» **What to do**: Would you transcribe the whole listing exactly, minus its pictures?

[BEGIN Given material]

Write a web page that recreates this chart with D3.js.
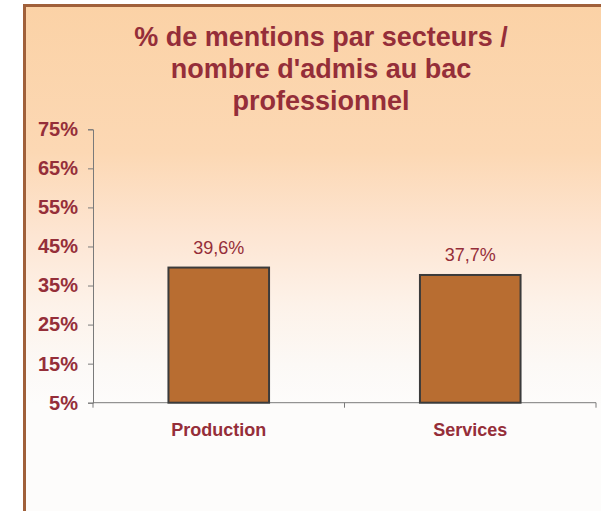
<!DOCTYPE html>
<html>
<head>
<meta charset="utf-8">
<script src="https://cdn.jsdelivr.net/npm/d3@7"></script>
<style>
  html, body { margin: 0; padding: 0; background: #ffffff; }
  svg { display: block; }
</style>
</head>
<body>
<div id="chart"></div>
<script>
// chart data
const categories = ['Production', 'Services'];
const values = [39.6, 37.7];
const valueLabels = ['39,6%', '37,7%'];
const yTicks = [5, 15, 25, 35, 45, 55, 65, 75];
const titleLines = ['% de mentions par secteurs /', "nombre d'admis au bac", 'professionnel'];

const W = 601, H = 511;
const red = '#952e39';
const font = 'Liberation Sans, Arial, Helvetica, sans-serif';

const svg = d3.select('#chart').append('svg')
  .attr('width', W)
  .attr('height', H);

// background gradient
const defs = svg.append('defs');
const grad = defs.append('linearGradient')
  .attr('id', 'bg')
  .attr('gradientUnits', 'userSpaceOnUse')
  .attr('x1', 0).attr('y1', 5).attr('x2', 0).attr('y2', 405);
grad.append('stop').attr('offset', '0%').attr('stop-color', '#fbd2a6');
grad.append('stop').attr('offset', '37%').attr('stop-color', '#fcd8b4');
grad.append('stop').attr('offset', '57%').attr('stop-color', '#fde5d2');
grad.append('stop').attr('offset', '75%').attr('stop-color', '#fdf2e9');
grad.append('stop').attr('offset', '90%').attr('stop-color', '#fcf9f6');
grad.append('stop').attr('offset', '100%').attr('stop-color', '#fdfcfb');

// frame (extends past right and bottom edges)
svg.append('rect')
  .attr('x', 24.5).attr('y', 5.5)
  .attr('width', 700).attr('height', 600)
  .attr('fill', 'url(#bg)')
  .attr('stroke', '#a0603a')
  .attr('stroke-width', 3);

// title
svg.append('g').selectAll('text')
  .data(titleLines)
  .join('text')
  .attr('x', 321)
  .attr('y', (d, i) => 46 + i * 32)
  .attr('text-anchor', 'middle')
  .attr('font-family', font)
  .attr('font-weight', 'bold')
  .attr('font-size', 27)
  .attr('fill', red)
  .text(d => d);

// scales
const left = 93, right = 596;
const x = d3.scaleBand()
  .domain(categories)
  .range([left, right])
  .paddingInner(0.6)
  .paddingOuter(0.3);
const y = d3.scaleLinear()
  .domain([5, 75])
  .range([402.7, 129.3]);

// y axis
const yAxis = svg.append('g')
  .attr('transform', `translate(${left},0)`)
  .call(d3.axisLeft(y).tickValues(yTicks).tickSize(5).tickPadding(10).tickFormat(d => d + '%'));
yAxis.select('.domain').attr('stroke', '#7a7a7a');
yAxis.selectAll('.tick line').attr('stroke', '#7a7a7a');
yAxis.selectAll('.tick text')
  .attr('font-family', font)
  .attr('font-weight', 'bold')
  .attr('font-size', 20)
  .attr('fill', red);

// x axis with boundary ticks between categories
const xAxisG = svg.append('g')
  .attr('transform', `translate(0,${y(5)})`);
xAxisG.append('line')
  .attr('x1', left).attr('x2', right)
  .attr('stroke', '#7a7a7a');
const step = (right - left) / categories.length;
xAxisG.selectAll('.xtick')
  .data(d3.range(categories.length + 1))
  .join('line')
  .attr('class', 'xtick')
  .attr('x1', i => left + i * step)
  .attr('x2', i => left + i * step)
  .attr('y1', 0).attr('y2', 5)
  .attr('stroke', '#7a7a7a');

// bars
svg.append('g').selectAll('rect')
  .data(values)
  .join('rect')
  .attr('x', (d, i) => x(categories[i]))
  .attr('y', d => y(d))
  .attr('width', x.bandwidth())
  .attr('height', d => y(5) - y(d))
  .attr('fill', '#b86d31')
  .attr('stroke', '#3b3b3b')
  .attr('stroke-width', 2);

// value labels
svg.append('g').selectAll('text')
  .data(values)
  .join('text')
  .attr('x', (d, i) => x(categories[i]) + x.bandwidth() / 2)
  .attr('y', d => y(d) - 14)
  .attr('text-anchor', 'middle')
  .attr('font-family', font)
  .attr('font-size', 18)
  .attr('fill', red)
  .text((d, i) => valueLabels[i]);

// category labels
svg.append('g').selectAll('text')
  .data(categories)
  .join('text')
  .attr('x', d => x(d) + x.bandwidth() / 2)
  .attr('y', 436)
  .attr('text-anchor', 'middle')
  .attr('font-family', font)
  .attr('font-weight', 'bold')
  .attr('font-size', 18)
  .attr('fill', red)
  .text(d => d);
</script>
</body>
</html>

[END Given material]

» **Response to this exercise**:
Write a web page that recreates this chart with D3.js.
<!DOCTYPE html>
<html>
<head>
<meta charset="utf-8">
<script src="https://cdn.jsdelivr.net/npm/d3@7"></script>
<style>
  html, body { margin: 0; padding: 0; background: #ffffff; }
  svg { display: block; }
</style>
</head>
<body>
<div id="chart"></div>
<script>
// chart data
const categories = ['Production', 'Services'];
const values = [39.6, 37.7];
const valueLabels = ['39,6%', '37,7%'];
const yTicks = [5, 15, 25, 35, 45, 55, 65, 75];
const titleLines = ['% de mentions par secteurs /', "nombre d'admis au bac", 'professionnel'];

const W = 601, H = 511;
const red = '#952e39';
const font = 'Liberation Sans, Arial, Helvetica, sans-serif';

const svg = d3.select('#chart').append('svg')
  .attr('width', W)
  .attr('height', H);

// background gradient
const defs = svg.append('defs');
const grad = defs.append('linearGradient')
  .attr('id', 'bg')
  .attr('gradientUnits', 'userSpaceOnUse')
  .attr('x1', 0).attr('y1', 5).attr('x2', 0).attr('y2', 405);
grad.append('stop').attr('offset', '0%').attr('stop-color', '#fbd2a6');
grad.append('stop').attr('offset', '37%').attr('stop-color', '#fcd8b4');
grad.append('stop').attr('offset', '57%').attr('stop-color', '#fde5d2');
grad.append('stop').attr('offset', '75%').attr('stop-color', '#fdf2e9');
grad.append('stop').attr('offset', '90%').attr('stop-color', '#fcf9f6');
grad.append('stop').attr('offset', '100%').attr('stop-color', '#fdfcfb');

// frame (extends past right and bottom edges)
svg.append('rect')
  .attr('x', 24.5).attr('y', 5.5)
  .attr('width', 700).attr('height', 600)
  .attr('fill', 'url(#bg)')
  .attr('stroke', '#a0603a')
  .attr('stroke-width', 3);

// title
svg.append('g').selectAll('text')
  .data(titleLines)
  .join('text')
  .attr('x', 321)
  .attr('y', (d, i) => 46 + i * 32)
  .attr('text-anchor', 'middle')
  .attr('font-family', font)
  .attr('font-weight', 'bold')
  .attr('font-size', 27)
  .attr('fill', red)
  .text(d => d);

// scales
const left = 93, right = 596;
const x = d3.scaleBand()
  .domain(categories)
  .range([left, right])
  .paddingInner(0.6)
  .paddingOuter(0.3);
const y = d3.scaleLinear()
  .domain([5, 75])
  .range([402.7, 129.3]);

// y axis
const yAxis = svg.append('g')
  .attr('transform', `translate(${left},0)`)
  .call(d3.axisLeft(y).tickValues(yTicks).tickSize(5).tickPadding(10).tickFormat(d => d + '%'));
yAxis.select('.domain').attr('stroke', '#7a7a7a');
yAxis.selectAll('.tick line').attr('stroke', '#7a7a7a');
yAxis.selectAll('.tick text')
  .attr('font-family', font)
  .attr('font-weight', 'bold')
  .attr('font-size', 20)
  .attr('fill', red);

// x axis with boundary ticks between categories
const xAxisG = svg.append('g')
  .attr('transform', `translate(0,${y(5)})`);
xAxisG.append('line')
  .attr('x1', left).attr('x2', right)
  .attr('stroke', '#7a7a7a');
const step = (right - left) / categories.length;
xAxisG.selectAll('.xtick')
  .data(d3.range(categories.length + 1))
  .join('line')
  .attr('class', 'xtick')
  .attr('x1', i => left + i * step)
  .attr('x2', i => left + i * step)
  .attr('y1', 0).attr('y2', 5)
  .attr('stroke', '#7a7a7a');

// bars
svg.append('g').selectAll('rect')
  .data(values)
  .join('rect')
  .attr('x', (d, i) => x(categories[i]))
  .attr('y', d => y(d))
  .attr('width', x.bandwidth())
  .attr('height', d => y(5) - y(d))
  .attr('fill', '#b86d31')
  .attr('stroke', '#3b3b3b')
  .attr('stroke-width', 2);

// value labels
svg.append('g').selectAll('text')
  .data(values)
  .join('text')
  .attr('x', (d, i) => x(categories[i]) + x.bandwidth() / 2)
  .attr('y', d => y(d) - 14)
  .attr('text-anchor', 'middle')
  .attr('font-family', font)
  .attr('font-size', 18)
  .attr('fill', red)
  .text((d, i) => valueLabels[i]);

// category labels
svg.append('g').selectAll('text')
  .data(categories)
  .join('text')
  .attr('x', d => x(d) + x.bandwidth() / 2)
  .attr('y', 436)
  .attr('text-anchor', 'middle')
  .attr('font-family', font)
  .attr('font-weight', 'bold')
  .attr('font-size', 18)
  .attr('fill', red)
  .text(d => d);
</script>
</body>
</html>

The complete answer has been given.